LRN — Stride, Inc.
NYSE
Q3 2026 Earnings Call Summary
April 28, 2026
Summary of Stride (LRN) Q3 2026 Earnings Call
1. Key Financial Results and Metrics
- Total Enrollments: Increased by 1.8% to 244,500.
- Total Revenue: $629.9 million, up 2.7% year-over-year.
- Career Learning Revenue: Grew nearly 16% to $259.5 million, driven by an 11.6% increase in enrollments.
- General Education Revenue: Decreased by 3.6% to $357.5 million, attributed to a 5% decline in enrollments.
- Total Revenue per Enrollment: Increased by 2.9% to $2,485.
- Gross Margin: 36.8%, down 380 basis points year-over-year; expected to finish the year between 37% and 37.4%.
- Adjusted Operating Income: $140.4 million, down 1%.
- Adjusted EBITDA: $171.3 million, up 1.8%.
- Adjusted EPS: $2.30, down $0.03 from the previous year.
- Free Cash Flow: $202.4 million, significantly up from $37.3 million last year.
- Cash and Marketable Securities: $856 million at quarter-end.
2. Strategic Updates and Business Highlights
- The company is focused on improving platform stability and customer experience following earlier issues.
- Strong demand for products is indicated by application volumes, setting a positive outlook for the upcoming school year.
- The company is proactively managing enrollment windows, prioritizing backfilling over aggressive growth.
- Investments in the business are expected to support long-term growth, particularly in the Career Learning segment.
3. Forward Guidance and Outlook
- Revenue Guidance: Narrowed to $2.490 billion to $2.520 billion for the full year.
- Adjusted Operating Income Guidance: Narrowed to $490 million to $500 million.
- Capital Expenditures Guidance: Narrowed to $75 million to $80 million.
- Anticipates a sequential decline in fourth-quarter revenue due to typical enrollment patterns and higher attrition rates, though demand remains strong.
4. Bad News, Challenges, or Points of Concern
- Attrition Rates: Slightly higher than expected, which may impact future enrollments.
- General Education Enrollment Decline: Down 5%, contrasting with growth in Career Learning, indicating potential shifts in market demand.
- Gross Margin Pressure: Decline attributed to ongoing investments in platform improvements, with expectations for moderation in FY 2027.
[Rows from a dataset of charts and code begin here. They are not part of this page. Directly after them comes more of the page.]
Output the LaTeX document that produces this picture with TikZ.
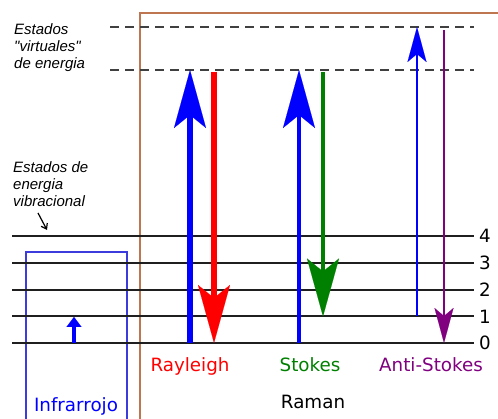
\documentclass[tikz,border=0pt]{standalone}
\usepackage{fontspec}
\setmainfont{DejaVu Sans}
\newfontfamily\notefont{Liberation Sans}
\usetikzlibrary{arrows.meta}
\definecolor{framebrown}{RGB}{190,118,80}
\definecolor{irblue}{RGB}{60,60,220}
\definecolor{stgreen}{RGB}{0,128,0}
\definecolor{aspurple}{RGB}{128,0,128}
\begin{document}
\begin{tikzpicture}[x=1pt,y=-1pt,
  lev/.style={line width=2pt, draw=black!88},
  virt/.style={line width=2pt, draw=black!75, dash pattern=on 9pt off 6pt},
  lbl/.style={font=\fontsize{18.3}{21}\selectfont, inner sep=0pt, anchor=base},
  num/.style={font=\fontsize{18.3}{21}\selectfont, inner sep=0pt, anchor=west},
  note/.style={font=\notefont\itshape\fontsize{15}{17}\selectfont, inner sep=0pt, anchor=base west},
  bighead/.style={-{Stealth[length=58pt,width=32pt,inset=13pt,line width=0.1pt]}},
  smallhead/.style={-{Stealth[length=35pt,width=19pt,inset=8pt,line width=0.1pt]}},
  irhead/.style={-{Triangle[length=10pt,width=15pt,line width=0.1pt]}}
]
\useasboundingbox (0,0) rectangle (498,419);
% frames
\draw[framebrown, line width=1.5pt] (140,420) -- (140,13) -- (499,13);
\draw[irblue, line width=1.3pt] (26,421) -- (26,252) -- (127,252) -- (127,421);
% virtual levels
\coordinate (v1a) at (110,27); \coordinate (v1b) at (474,27);
\coordinate (v0a) at (110,70); \coordinate (v0b) at (474,70);
\draw[virt] (v1a) -- (v1b);
\draw[virt] (v0a) -- (v0b);
% vibrational levels
\foreach \i/\y in {0/343,1/316.5,2/290,3/263,4/236}{
  \coordinate (La\i) at (12,\y);
  \coordinate (Lb\i) at (474,\y);
  \draw[lev] (La\i) -- (Lb\i);
  \node[num] (n\i) at (479,\y) {\i};
}
% infrared
\coordinate (ir0) at (74,343); \coordinate (ir1) at (74,317);
\draw[blue, line width=4pt, irhead] (ir0) -- (ir1);
% Rayleigh
\coordinate (ra0) at (190,343); \coordinate (ra1) at (190,70);
\draw[blue, line width=6pt, bighead] (ra0) -- (ra1);
\coordinate (rb0) at (214,72); \coordinate (rb1) at (214,343);
\draw[red, line width=6pt, bighead] (rb0) -- (rb1);
% Stokes
\coordinate (sa0) at (299,343); \coordinate (sa1) at (299,70);
\draw[blue, line width=3.5pt, bighead] (sa0) -- (sa1);
\coordinate (sb0) at (323,72); \coordinate (sb1) at (323,316.5);
\draw[stgreen, line width=3.5pt, bighead] (sb0) -- (sb1);
% Anti-Stokes
\coordinate (aa0) at (417,316.5); \coordinate (aa1) at (417,27);
\draw[blue, line width=2pt, smallhead] (aa0) -- (aa1);
\coordinate (ab0) at (444,30); \coordinate (ab1) at (444,343);
\draw[aspurple, line width=2pt, smallhead] (ab0) -- (ab1);
% labels
\node[lbl, text=red] (tRay) at (190,372) {Rayleigh};
\node[lbl, text=stgreen] (tSt) at (310,372) {Stokes};
\node[lbl, text=aspurple] (tAS) at (431,372) {Anti-Stokes};
\node[lbl] (tRam) at (313,409) {Raman};
\node[lbl, text=blue] (tIR) at (76,412) {Infrarrojo};
% notes
\node[note] (e1) at (14,35) {Estados};
\node[note] (e2) at (14,52) {"virtuales"};
\node[note] (e3) at (14,69) {de energia};
\node[note] (f1) at (13,173) {Estados de};
\node[note] (f2) at (13,190) {energia};
\node[note] (f3) at (13,207) {vibracional};
\coordinate (pa0) at (38,213); \coordinate (pa1) at (47,230);
\draw[black, line width=1.2pt, -{Straight Barb[length=5pt,width=7pt]}] (pa0) -- (pa1);
\end{tikzpicture}
\end{document}
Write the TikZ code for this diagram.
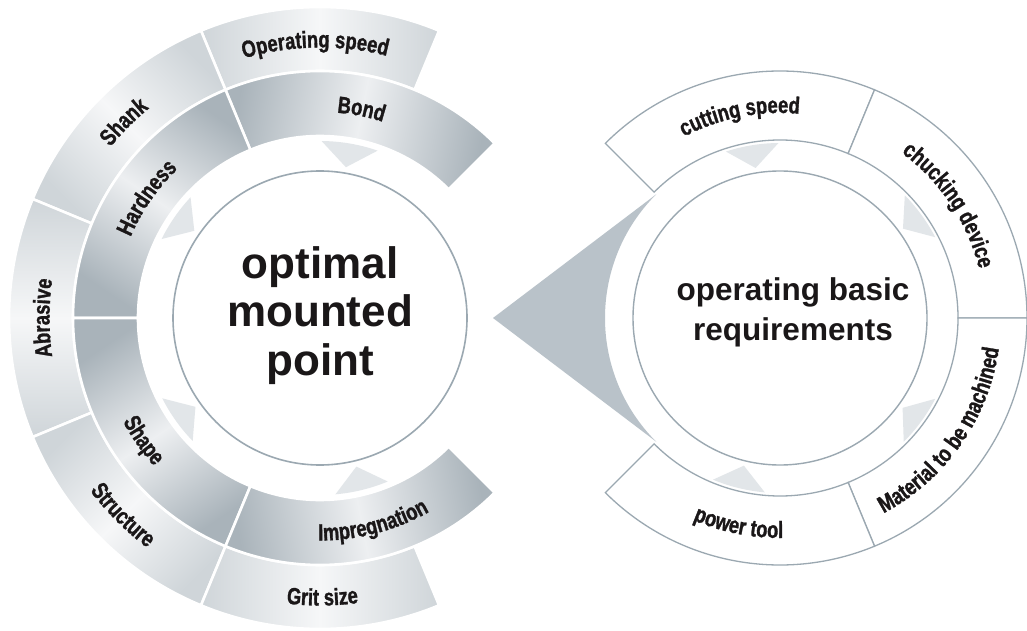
\documentclass[tikz,border=0pt]{standalone}
\usepackage{fontspec}
\setmainfont{Liberation Sans}
\newfontfamily\condfont[FakeStretch=0.78, BoldFeatures={FakeBold=1.2}]{Liberation Sans}
\usetikzlibrary{decorations.text}
\definecolor{linegray}{HTML}{9BA8B1}
\definecolor{trifill}{HTML}{E2E6E9}
\definecolor{bigtri}{HTML}{B9C2C9}
\definecolor{outedge}{HTML}{CFD5D9}
\definecolor{outmid}{HTML}{F6F7F8}
\definecolor{inedge}{HTML}{A9B3BA}
\definecolor{inmid}{HTML}{EDEFF1}
\definecolor{txt}{HTML}{1A1718}
\newcommand\ringseg[4]{(#3:#1) arc[start angle=#3,end angle=#4,radius=#1] -- (#4:#2) arc[start angle=#4,end angle=#3,radius=#2] -- cycle}
\newcommand\marker[4]{(#1:#3) arc[start angle=#1,end angle=#2,radius=#3] -- ({(#1+#2)/2}:#4) -- cycle}
\newcommand\lbl{\condfont\bfseries\fontsize{23.5}{23.5}\selectfont\color{txt}}
\newcommand\rlbl{\condfont\bfseries\fontsize{23.5}{23.5}\selectfont\color{txt}}
\tikzset{
  outseg/.style={left color=outedge, right color=outedge, middle color=outmid, shading angle=#1, draw=white, line width=2.6pt},
  inseg/.style={left color=inedge, right color=inedge, middle color=inmid, shading angle=#1, draw=white, line width=2.6pt},
  rseg/.style={draw=linegray, line width=1.3pt, fill=white},
  markfill/.style={fill=trifill},
  ring/.style={draw=linegray, line width=1.6pt, fill=white},
  arclabel/.style={decorate, decoration={text along path, text align=center, text={|\lbl|#1}}},
  rarclabel/.style={decorate, decoration={text along path, text align=center, text={|\rlbl|#1}}},
}
\begin{document}
\begin{tikzpicture}[x=1pt,y=1pt]
\useasboundingbox (0,0) rectangle (1027,630);
\fill[white] (0,0) rectangle (1027,630);
% ---------------- left circle ----------------
\begin{scope}[shift={(320,312)}]
  \shadedraw[outseg=90]  \ringseg{247}{311}{67.5}{112.5};
  \shadedraw[outseg=135] \ringseg{247}{311}{112.5}{157.5};
  \shadedraw[outseg=180] \ringseg{247}{311}{157.5}{202.5};
  \shadedraw[outseg=225] \ringseg{247}{311}{202.5}{247.5};
  \shadedraw[outseg=270] \ringseg{247}{311}{247.5}{292.5};
  \shadedraw[inseg=79]   \ringseg{182}{247}{45}{112.5};
  \shadedraw[inseg=146]  \ringseg{182}{247}{112.5}{180};
  \shadedraw[inseg=214]  \ringseg{182}{247}{180}{247.5};
  \shadedraw[inseg=281]  \ringseg{182}{247}{247.5}{315};
  \path[arclabel={Operating speed}] (113.5:270.5) arc[start angle=113.5,end angle=68.5,radius=270.5];
  \path[arclabel={Shank}] (157.5:270.5) arc[start angle=157.5,end angle=112.5,radius=270.5];
  \path[arclabel={Abrasive}] (202.5:270.5) arc[start angle=202.5,end angle=157.5,radius=270.5];
  \path[arclabel={Structure}] (202.5:287.5) arc[start angle=202.5,end angle=247.5,radius=287.5];
  \path[arclabel={Grit size}] (248:287.5) arc[start angle=248,end angle=293,radius=287.5];
  \path[arclabel={Bond}] (112.5:206) arc[start angle=112.5,end angle=45,radius=206];
  \path[arclabel={Hardness}] (180:206) arc[start angle=180,end angle=110.5,radius=206];
  \path[arclabel={Shape}] (181:222.5) arc[start angle=181,end angle=248.5,radius=222.5];
  \path[arclabel={Impregnation}] (251:222.5) arc[start angle=251,end angle=318,radius=222.5];
  \fill[markfill] \marker{71}{89.5}{177}{153};
  \fill[markfill] \marker{137}{153.5}{177}{153};
  \fill[markfill] \marker{207}{224}{177}{153};
  \fill[markfill] \marker{275}{292.5}{177}{153};
  \draw[ring] (0,0) circle[radius=147];
  \node[font=\bfseries\fontsize{44}{48.5}\selectfont, text=txt, align=center] (lefttitle) at (0,2.5) {optimal\\mounted\\point};
\end{scope}
% ---------------- connector wedge ----------------
\coordinate (tip) at (493,312);
\begin{scope}[shift={(780,312)}]
  \fill[bigtri] (tip) -- (135:175) arc[start angle=135,end angle=225,radius=175] -- cycle;
  \draw[rseg] \ringseg{178}{247}{67.5}{135};
  \draw[rseg] \ringseg{178}{247}{0}{67.5};
  \draw[rseg] \ringseg{178}{247}{-67.5}{0};
  \draw[rseg] \ringseg{178}{247}{-135}{-67.5};
  \path[rarclabel={cutting speed}] (135:205) arc[start angle=135,end angle=67.5,radius=205];
  \path[rarclabel={chucking device}] (67.5:205) arc[start angle=67.5,end angle=0,radius=205];
  \path[rarclabel={Material to be machined}] (-69:221) arc[start angle=-69,end angle=-1,radius=221];
  \path[rarclabel={power tool}] (-135:220) arc[start angle=-135,end angle=-67.5,radius=220];
  \fill[markfill] \marker{90.5}{108}{175}{152};
  \fill[markfill] \marker{27.5}{44.5}{175}{152};
  \fill[markfill] \marker{-45}{-27.5}{175}{152};
  \fill[markfill] \marker{247.5}{265}{175}{152};
  \draw[ring, line width=1.4pt] (0,0) circle[radius=147];
  \node[font=\bfseries\fontsize{31.5}{40}\selectfont, text=txt, align=center] (righttitle) at (13,5.5) {operating basic\\requirements};
\end{scope}
\end{tikzpicture}
\end{document}
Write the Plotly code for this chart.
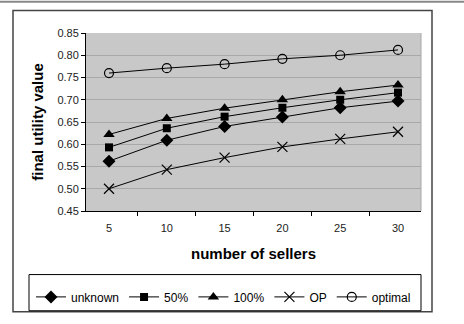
import plotly.graph_objects as go

sellers = ["5", "10", "15", "20", "25", "30"]
unknown = [0.562, 0.609, 0.640, 0.661, 0.682, 0.697]
pct50 = [0.593, 0.636, 0.662, 0.682, 0.700, 0.716]
pct100 = [0.622, 0.658, 0.681, 0.700, 0.718, 0.733]
op = [0.500, 0.543, 0.570, 0.594, 0.612, 0.628]
optimal = [0.760, 0.771, 0.780, 0.792, 0.800, 0.812]

series = [
    ("unknown", unknown, dict(symbol="diamond", size=10, color="black")),
    ("50%", pct50, dict(symbol="square", size=8, color="black")),
    ("100%", pct100, dict(symbol="triangle-up", size=10, color="black")),
    ("OP", op, dict(symbol="x-thin", size=10, color="black", line=dict(color="black", width=1.2))),
    ("optimal", optimal, dict(symbol="circle-open", size=9, color="black", line=dict(color="black", width=1.2))),
]

fig = go.Figure()
for name, vals, mk in series:
    fig.add_trace(go.Scatter(x=sellers, y=vals, name=name, mode="lines+markers",
                             line=dict(color="black", width=1), marker=mk))

L, R, T, B = 86, 421, 33, 215
W, H = 464, 324
pw, ph = R - L, B - T

def px(x):
    return (x - L) / pw

def py(y):
    return (B - y) / ph

fig.update_layout(
    width=W, height=H,
    margin=dict(l=L, r=W - R, t=T, b=H - B),
    paper_bgcolor="white", plot_bgcolor="#c8c8c8",
    font=dict(family="Liberation Sans, Arial", color="black"),
    showlegend=True,
    legend=dict(orientation="h", x=px(31), y=py(288), xanchor="left", yanchor="top",
                font=dict(size=12, weight="normal"), bgcolor="rgba(0,0,0,0)", borderwidth=0,
                tracegroupgap=0, itemwidth=30),
    xaxis=dict(type="category", tickson="boundaries", ticks="outside", ticklen=4,
               tickcolor="black", showline=True, linecolor="black", linewidth=1,
               showgrid=False, tickfont=dict(size=11, color="#222"), ticklabelstandoff=7,
               title=dict(text="<b>number of sellers</b>", font=dict(size=15), standoff=15),
               mirror=False),
    yaxis=dict(range=[0.45, 0.85], dtick=0.05, tickformat=".2f", ticks="outside", ticklen=4,
               tickcolor="black", showline=True, linecolor="black", linewidth=1,
               gridcolor="#a8a8a8", gridwidth=1, tickfont=dict(size=11, color="#222"),
               title=dict(text="<b>final utility value</b>", font=dict(size=15), standoff=10),
               zeroline=False),
)

shapes = [
    dict(type="rect", xref="paper", yref="paper", x0=px(13), x1=px(432), y0=py(318), y1=py(10),
         line=dict(color="#444", width=1.5)),
    dict(type="rect", xref="paper", yref="paper", x0=px(29), x1=px(421), y0=py(317), y1=py(280),
         line=dict(color="black", width=1)),
    dict(type="line", xref="paper", yref="paper", x0=px(0), x1=px(464), y0=py(1), y1=py(1),
         line=dict(color="#888", width=2)),
    dict(type="line", xref="paper", yref="paper", x0=1, x1=1, y0=0, y1=1,
         line=dict(color="#a8a8a8", width=1)),
]
fig.update_layout(shapes=shapes)
fig.write_html("out.html")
- Adult Learning Segment: Continues to struggle, particularly with boot camps, which are in secular decline; however, MedCerts remains a focus for potential growth.
5. Notable Q&A Insights
- Enrollment Trends: The company confirmed that enrollment windows closed earlier this year, impacting overall growth but not demand.
- Pipeline for New Business: Strong pipeline activity, with no significant negative impact from past platform issues; existing clients remain supportive.
- Funding Environment: Uncertainty remains regarding state funding changes, particularly in Pennsylvania, but the company views potential challenges as opportunities.
- Marketing Spend: Plans to ramp up marketing efforts in anticipation of a strong fall season, with positive indicators from customer engagement and AI usage potentially improving conversion rates.
Overall, Stride is navigating challenges with a focus on long-term growth, while maintaining a positive outlook for future demand despite some short-term enrollment pressures.